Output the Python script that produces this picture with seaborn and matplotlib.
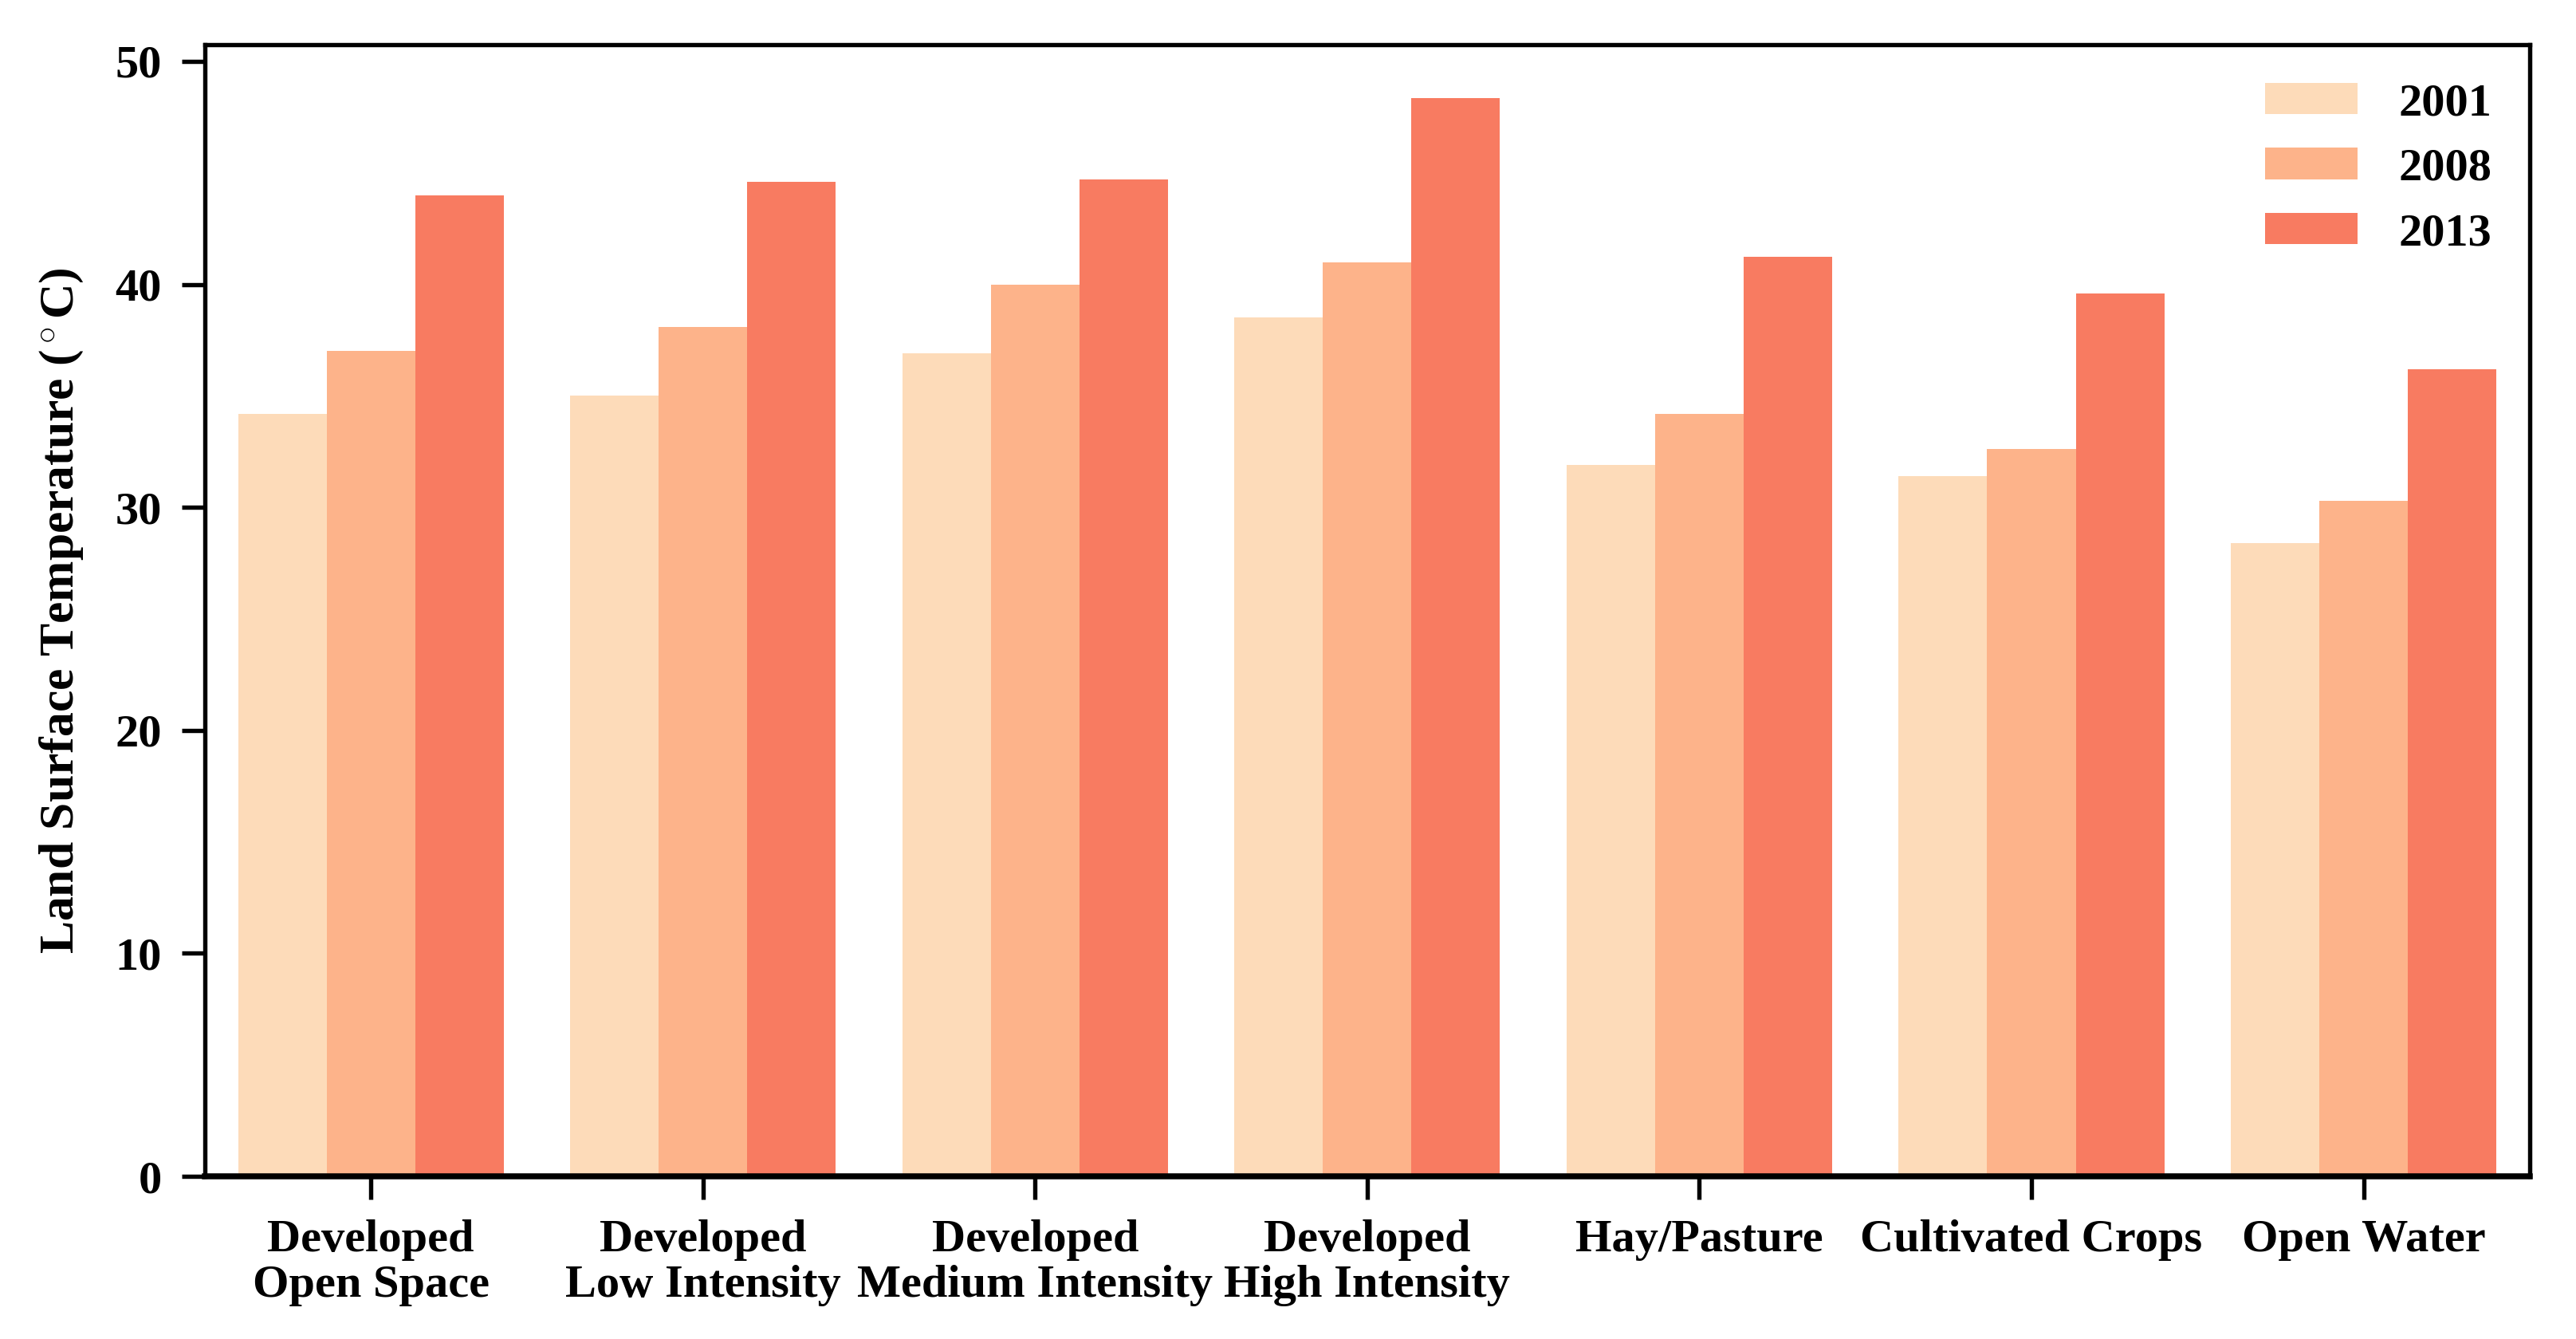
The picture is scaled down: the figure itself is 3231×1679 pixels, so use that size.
import matplotlib
matplotlib.use("Agg")
import matplotlib.pyplot as plt
import seaborn as sns
import pandas as pd

# land cover classes and mean LST per year
classes = ["Developed\nOpen Space", "Developed\nLow Intensity", "Developed\nMedium Intensity",
           "Developed\nHigh Intensity", "Hay/Pasture", "Cultivated Crops", "Open Water"]
years = ["2001", "2008", "2013"]
lst_2001 = [34.2, 35.0, 36.9, 38.5, 31.9, 31.4, 28.4]
lst_2008 = [37.0, 38.1, 40.0, 41.0, 34.2, 32.6, 30.3]
lst_2013 = [44.0, 44.6, 44.7, 48.35, 41.25, 39.6, 36.2]
colors = ["#fddbb9", "#fdb38a", "#f87b61"]

rows = []
for yr, vals in zip(years, [lst_2001, lst_2008, lst_2013]):
    for c, v in zip(classes, vals):
        rows.append({"Class": c, "Year": yr, "LST": v})
df = pd.DataFrame(rows)

sns.set_style("ticks", {"axes.edgecolor": "black", "text.color": "black",
                        "axes.labelcolor": "black", "xtick.color": "black",
                        "ytick.color": "black"})
plt.rcParams["font.family"] = ["Liberation Serif", "DejaVu Serif"]
plt.rcParams["font.weight"] = "bold"
plt.rcParams["mathtext.fontset"] = "custom"
plt.rcParams["mathtext.rm"] = "Liberation Serif:bold"
plt.rcParams["mathtext.it"] = "Liberation Serif:bold"

fig = plt.figure(figsize=(3231 / 300, 1679 / 300), dpi=300)
ax = fig.add_axes([0.0795, 0.1215, 0.9025, 0.8452])

sns.barplot(data=df, x="Class", y="LST", hue="Year", hue_order=years,
            palette=colors, saturation=1, width=0.8, ax=ax, linewidth=0)

ax.set_xlim(-0.5, 6.5)
ax.set_ylim(0, 50.75)
ax.set_yticks([0, 10, 20, 30, 40, 50])
ax.set_xlabel("")
ax.set_ylabel("Land Surface Temperature ($^\\circ$C)", fontsize=14.8, fontweight="bold", labelpad=9)

for s in ax.spines.values():
    s.set_visible(True)
    s.set_linewidth(1.3)
    s.set_color("black")
ax.spines["bottom"].set_linewidth(1.8)

ax.tick_params(axis="both", direction="out", length=7, width=1.3, labelsize=14, pad=6,
               colors="black")
for lab in ax.get_xticklabels() + ax.get_yticklabels():
    lab.set_fontweight("bold")
plt.setp(ax.get_xticklabels(), linespacing=1.12)

leg = ax.legend(loc="upper right", frameon=False, fontsize=14, handlelength=2.0,
                handleheight=0.67, handletextpad=0.87, labelspacing=0.5,
                borderaxespad=0.42)
for t in leg.get_texts():
    t.set_fontweight("bold")

fig.savefig("out.png", dpi=300)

★ ★ ★ ★

■ What you need to do ■
Repeat the material exactly as it reads, without any of its pictures.

■ Correct response ■
Output the Python script that produces this picture with seaborn and matplotlib.
The picture is scaled down: the figure itself is 3231×1679 pixels, so use that size.
import matplotlib
matplotlib.use("Agg")
import matplotlib.pyplot as plt
import seaborn as sns
import pandas as pd

# land cover classes and mean LST per year
classes = ["Developed\nOpen Space", "Developed\nLow Intensity", "Developed\nMedium Intensity",
           "Developed\nHigh Intensity", "Hay/Pasture", "Cultivated Crops", "Open Water"]
years = ["2001", "2008", "2013"]
lst_2001 = [34.2, 35.0, 36.9, 38.5, 31.9, 31.4, 28.4]
lst_2008 = [37.0, 38.1, 40.0, 41.0, 34.2, 32.6, 30.3]
lst_2013 = [44.0, 44.6, 44.7, 48.35, 41.25, 39.6, 36.2]
colors = ["#fddbb9", "#fdb38a", "#f87b61"]

rows = []
for yr, vals in zip(years, [lst_2001, lst_2008, lst_2013]):
    for c, v in zip(classes, vals):
        rows.append({"Class": c, "Year": yr, "LST": v})
df = pd.DataFrame(rows)

sns.set_style("ticks", {"axes.edgecolor": "black", "text.color": "black",
                        "axes.labelcolor": "black", "xtick.color": "black",
                        "ytick.color": "black"})
plt.rcParams["font.family"] = ["Liberation Serif", "DejaVu Serif"]
plt.rcParams["font.weight"] = "bold"
plt.rcParams["mathtext.fontset"] = "custom"
plt.rcParams["mathtext.rm"] = "Liberation Serif:bold"
plt.rcParams["mathtext.it"] = "Liberation Serif:bold"

fig = plt.figure(figsize=(3231 / 300, 1679 / 300), dpi=300)
ax = fig.add_axes([0.0795, 0.1215, 0.9025, 0.8452])

sns.barplot(data=df, x="Class", y="LST", hue="Year", hue_order=years,
            palette=colors, saturation=1, width=0.8, ax=ax, linewidth=0)

ax.set_xlim(-0.5, 6.5)
ax.set_ylim(0, 50.75)
ax.set_yticks([0, 10, 20, 30, 40, 50])
ax.set_xlabel("")
ax.set_ylabel("Land Surface Temperature ($^\\circ$C)", fontsize=14.8, fontweight="bold", labelpad=9)

for s in ax.spines.values():
    s.set_visible(True)
    s.set_linewidth(1.3)
    s.set_color("black")
ax.spines["bottom"].set_linewidth(1.8)

ax.tick_params(axis="both", direction="out", length=7, width=1.3, labelsize=14, pad=6,
               colors="black")
for lab in ax.get_xticklabels() + ax.get_yticklabels():
    lab.set_fontweight("bold")
plt.setp(ax.get_xticklabels(), linespacing=1.12)

leg = ax.legend(loc="upper right", frameon=False, fontsize=14, handlelength=2.0,
                handleheight=0.67, handletextpad=0.87, labelspacing=0.5,
                borderaxespad=0.42)
for t in leg.get_texts():
    t.set_fontweight("bold")

fig.savefig("out.png", dpi=300)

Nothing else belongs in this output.